William Gaetano Lignante (March 20, 1925 – February 27, 2018) was an American artist notable for his varied career as a comic book illustrator, comic strip artist, animator and courtroom sketch artist.

==Early life and career==

Born in Brooklyn, New York in March 1925, Lignante was in the Navy and studied art at Pratt Institute. He first drew The Phantom when he completed a strip left unfinished after the death of Wilson McCoy in 1961. He then drew the Sunday strip from August, 1961 to May 1962. He did The Phantom comic book (interior art) for Gold Key Comics, from issue 1–18; continuing the book for King Comics, through issue 28 and he also contributed to Charlton Comics, when they published Phantom issues 30-74 (although Jim Aparo did most art, as Lignante was in courtrooms by then).
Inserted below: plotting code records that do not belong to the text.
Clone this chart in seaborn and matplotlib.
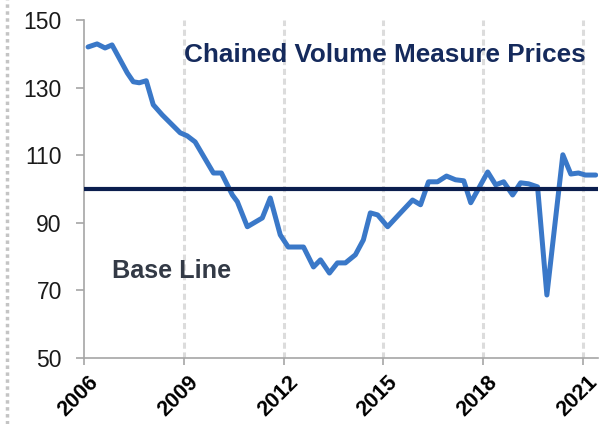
import numpy as np
import pandas as pd
import matplotlib
matplotlib.use("Agg")
import matplotlib.pyplot as plt
import seaborn as sns
from matplotlib.lines import Line2D
from matplotlib.transforms import ScaledTranslation

# values (index, base = 100)
years = [2006.12, 2006.39, 2006.63, 2006.84, 2007.30, 2007.48, 2007.66, 2007.87,
         2008.08, 2008.35, 2008.89, 2009.10, 2009.34, 2009.89, 2010.13, 2010.46,
         2010.61, 2010.91, 2011.36, 2011.60, 2011.90, 2012.14, 2012.60, 2012.90,
         2013.11, 2013.38, 2013.62, 2013.86, 2014.16, 2014.40, 2014.61, 2014.83,
         2015.13, 2015.46, 2015.88, 2016.12, 2016.36, 2016.63, 2016.90, 2017.17,
         2017.42, 2017.63, 2018.14, 2018.38, 2018.62, 2018.89, 2019.13, 2019.37,
         2019.64, 2019.92, 2020.40, 2020.64, 2020.87, 2021.08, 2021.39]
prices = [142.0, 142.9, 141.7, 142.6, 134.3, 131.7, 131.4, 132.0,
          124.9, 121.9, 116.6, 115.7, 113.9, 104.7, 104.7, 98.2,
          96.2, 88.8, 91.4, 97.3, 86.4, 82.8, 82.8, 76.9,
          79.0, 75.1, 78.1, 78.1, 80.5, 84.9, 92.9, 92.3,
          88.8, 92.3, 96.7, 95.3, 102.1, 102.1, 103.8, 102.7,
          102.4, 95.9, 105.0, 101.2, 102.1, 98.2, 101.8, 101.5,
          100.6, 68.6, 110.1, 104.4, 104.7, 104.1, 104.1]
base_level = 100
tick_years = [2006, 2009, 2012, 2015, 2018, 2021]
y_ticks = [50, 70, 90, 110, 130, 150]

title_text = "Chained Volume Measure Prices"
base_text = "Base Line"

df = pd.DataFrame({"year": years, "price": prices})

sns.set_style("white")
plt.rcParams['font.family'] = ['Liberation Sans', 'DejaVu Sans']

fig = plt.figure(figsize=(6.05, 4.24), dpi=100)
ax = fig.add_axes([0.139, 0.156, 0.849, 0.797])

# dashed year gridlines
for yr in tick_years[1:]:
    ax.axvline(yr, color='#dcdcdc', lw=2.2, ls=(0, (2, 1.2)), zorder=0)

sns.lineplot(data=df, x='year', y='price', ax=ax, color='#3a78c8',
             linewidth=3.6, zorder=3)
ax.axhline(base_level, color='#0b1e4e', lw=3, zorder=4)

ax.set_xlim(2006, 2021.45)
ax.set_ylim(50, 150)
ax.set_xticks(tick_years)
ax.set_yticks(y_ticks)
ax.set_xlabel("")
ax.set_ylabel("")

for side in ['top', 'right']:
    ax.spines[side].set_visible(False)
for side in ['left', 'bottom']:
    ax.spines[side].set_color('#a6a6a6')
    ax.spines[side].set_linewidth(1.2)

ax.tick_params(axis='y', colors='#a6a6a6', length=6, width=1.2,
               labelsize=16.5, labelcolor='#1a1a1a', pad=10, left=True)
ax.tick_params(axis='x', colors='#a6a6a6', length=5, width=1.2,
               labelsize=15.5, labelcolor='#000000', pad=5, bottom=True)
shift = ScaledTranslation(4 / 100, 0, fig.dpi_scale_trans)
for lab in ax.get_xticklabels():
    lab.set_rotation(45)
    lab.set_ha('right')
    lab.set_rotation_mode('anchor')
    lab.set_fontweight('bold')
    lab.set_transform(lab.get_transform() + shift)

ax.text(2009.0, 139.6, title_text, fontsize=18.8, fontweight='bold',
        color='#152a5c', va='center', ha='left')
ax.text(2006.84, 75.7, base_text, fontsize=18.2, fontweight='bold',
        color='#333a46', va='center', ha='left')

# dotted frame line on the left edge
fig.add_artist(Line2D([0.011, 0.011], [0, 1], transform=fig.transFigure,
                      color='#c4c4c4', lw=2.5, ls=(0, (1, 1))))

fig.savefig("out.png", dpi=100)
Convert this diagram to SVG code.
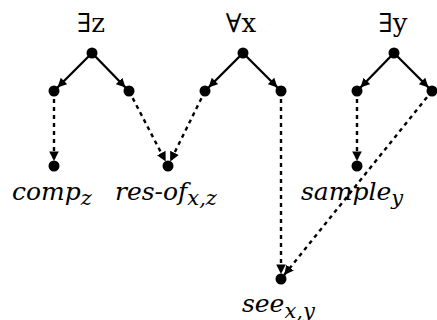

He had a 16-year career as an animator (layout artist) for Hanna-Barbera.

==Courtroom sketch artist==
Of his many illustration assignments, Lignante wrote, "None of these compare to the instant art of the courtroom. No roughs, research, conferences, assistants, editors and no time. What you see, you draw, so that the world can see it too." In the 26 years he spent as a courtroom artist for ABC Network News, he illustrated 60 trials, including those of Sirhan Sirhan, Charles Manson and Patty Hearst.

==Personal life==
Living in Carlsbad, California with his wife, former actress Alma Carroll, Lignante often traveled during three decades to deliver his "Trials of a Courtroom Artist" lecture. His daughter Russelle, her husband Robert and their children are Long Island residents.

Lignante died on February 27, 2018, at the age of 92.